From: Finding the inner man with heart:

“The only way a woman can heal this imbalance within herself is to bring the light of consciousness into the darkness. She must be willing to face and name her shadow tyrant and let it go. This requires a conscious sacrifice of mindless attachments to ego power, financial gain, and hypnotic, passive living. It takes courage, compassion, humility, and time.
The challenge for the heroine is not one of conquest but one of acceptance, of accepting her nameless, unloved parts that have become tyrannical because she has left them unchecked.”

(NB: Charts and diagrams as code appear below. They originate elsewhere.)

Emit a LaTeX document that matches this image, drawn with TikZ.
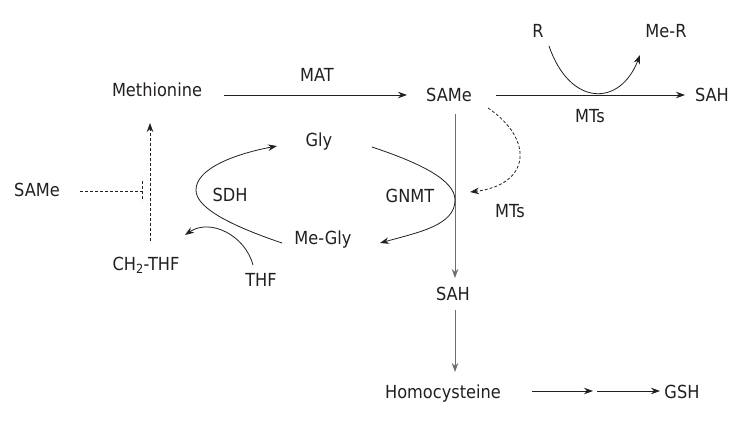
\documentclass[tikz,border=0pt]{standalone}
\usepackage{fontspec}
\setmainfont{DejaVu Sans}[FakeStretch=0.9]
\usetikzlibrary{arrows.meta}
\definecolor{ink}{HTML}{231F20}
\tikzset{
  lbl/.style={anchor=base, inner sep=0pt, text=ink, font=\fontsize{18}{20}\selectfont},
  conn/.style={draw=ink, line width=0.8pt},
  arr/.style={conn, -{Stealth[length=9pt,width=6.5pt]}},
  grayarr/.style={arr, draw=ink!65},
  dsh/.style={dash pattern=on 3pt off 2pt}
}
\begin{document}
\begin{tikzpicture}[x=1pt,y=-1pt]
\useasboundingbox (0,0) rectangle (756,425);
% nodes
\node[lbl] (meth)  at (157,97)  {Methionine};
\node[lbl] (mat)   at (317,82)  {MAT};
\node[lbl] (samet) at (449,102) {SAMe};
\node[lbl] (saht)  at (712,102) {SAH};
\node[lbl] (r)     at (538,38)  {R};
\node[lbl] (mer)   at (666,38)  {Me-R};
\node[lbl] (mtsa)  at (590,123) {MTs};
\node[lbl] (gnmt)  at (410,203) {GNMT};
\node[lbl] (mtsb)  at (510,218) {MTs};
\node[lbl] (gly)   at (319,147) {Gly};
\node[lbl] (sdh)   at (230,202) {SDH};
\node[lbl] (samel) at (37,197)  {SAMe};
\node[lbl] (megly) at (323,245) {Me-Gly};
\node[lbl] (ch)    at (146,270) {CH\textsubscript{2}-THF};
\node[lbl] (thf)   at (261,287) {THF};
\node[lbl] (sahm)  at (453,301) {SAH};
\node[lbl] (hcy)   at (443,398) {Homocysteine};
\node[lbl] (gsh)   at (682,398) {GSH};
\coordinate (mid) at (595,391);
\coordinate (inh) at (142,191);
% connectors
\draw[arr] ([xshift=67pt,yshift=2pt]meth.base) -- ([xshift=-42pt,yshift=7pt]samet.base);
\draw[arr] ([xshift=47pt,yshift=7pt]samet.base) -- ([xshift=-27pt,yshift=7pt]saht.base);
\draw[arr] ([xshift=11pt,yshift=-8pt]r.base) .. controls (570,107) and (620,107) .. ([xshift=-26pt,yshift=-17pt]mer.base);
\draw[grayarr] ([xshift=6pt,yshift=-12pt]samet.base) -- ([xshift=2pt,yshift=23pt]sahm.base);
\draw[grayarr] ([xshift=2pt,yshift=-9pt]sahm.base) -- ([xshift=12pt,yshift=26pt]hcy.base);
\draw[arr] ([xshift=89pt,yshift=7pt]hcy.base) -- ([xshift=-2pt]mid);
\draw[arr] ([xshift=2pt]mid) -- ([xshift=-22pt,yshift=7pt]gsh.base);
\draw[arr, dsh] ([xshift=39pt,yshift=-6pt]samet.base) .. controls (535,140) and (530,185) .. ([xshift=60pt,yshift=11pt]gnmt.base);
\draw[arr] ([xshift=53pt]gly.base) .. controls (420,163) and (455,180) .. (455,200)
  .. controls (455,225) and (420,232) .. ([xshift=57pt,yshift=2pt]megly.base);
\draw[arr] ([xshift=-41pt,yshift=2pt]megly.base) .. controls (220,222) and (196,205) .. (196,190)
  .. controls (196,170) and (230,155) .. ([xshift=-42pt,yshift=1pt]gly.base);
\draw[arr] ([xshift=-8pt,yshift=22pt]thf.base) .. controls (245,235) and (210,218) .. ([xshift=39pt,yshift=35pt]ch.base);
\draw[arr, dsh] ([xshift=4pt,yshift=29pt]ch.base) -- ([xshift=-7pt,yshift=-26pt]meth.base);
\draw[conn, dsh] ([xshift=43pt,yshift=6pt]samel.base) -- (inh);
\draw[conn, dsh] ([yshift=10pt]inh) -- ([yshift=-10pt]inh);
\end{tikzpicture}
\end{document}
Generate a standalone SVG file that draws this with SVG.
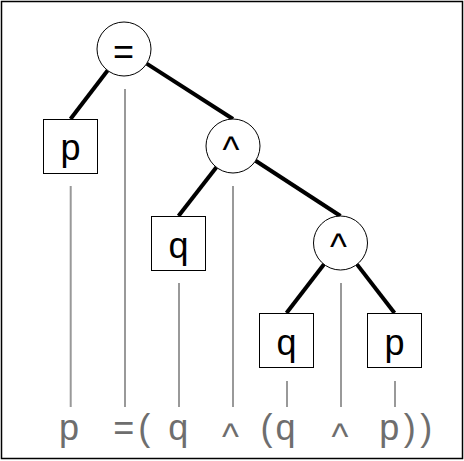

“She heals as she breathes as she recognizes her true nature, breathing knowledge into all of us. The heroine becomes the Mistress of Both Worlds; she can navigate the water of daily life and listen to the teachings of the depths. She is the Mistress of Heaven and Earth and of the Underworld. She has gained wisdom from her experiences: she no longer needs to blame the other; she is the other. She brings wisdom back to share with the world.”

What this book has taught me

This book has helped me to make peace with a lot of the choices I made in my life, where I maybe still felt a bit guilty or regretfull looking back. It made me see that I wasn’t being selfish, but that I needed to make certain decisions to follow my own development, away from the femine and back to it later. This book has also given me the realization that I am indeed so much on a journey, going from one place to the next continuously, never ending. And that that is a good thing. I see where I am in this journey, what challenges are currently lying before me to go through. And that feels good: I now know I am headed in the right direction and will always be travelling on that road.

I’m growing, learning, becoming wiser every day, and isn’t that just a lovely thing to realize?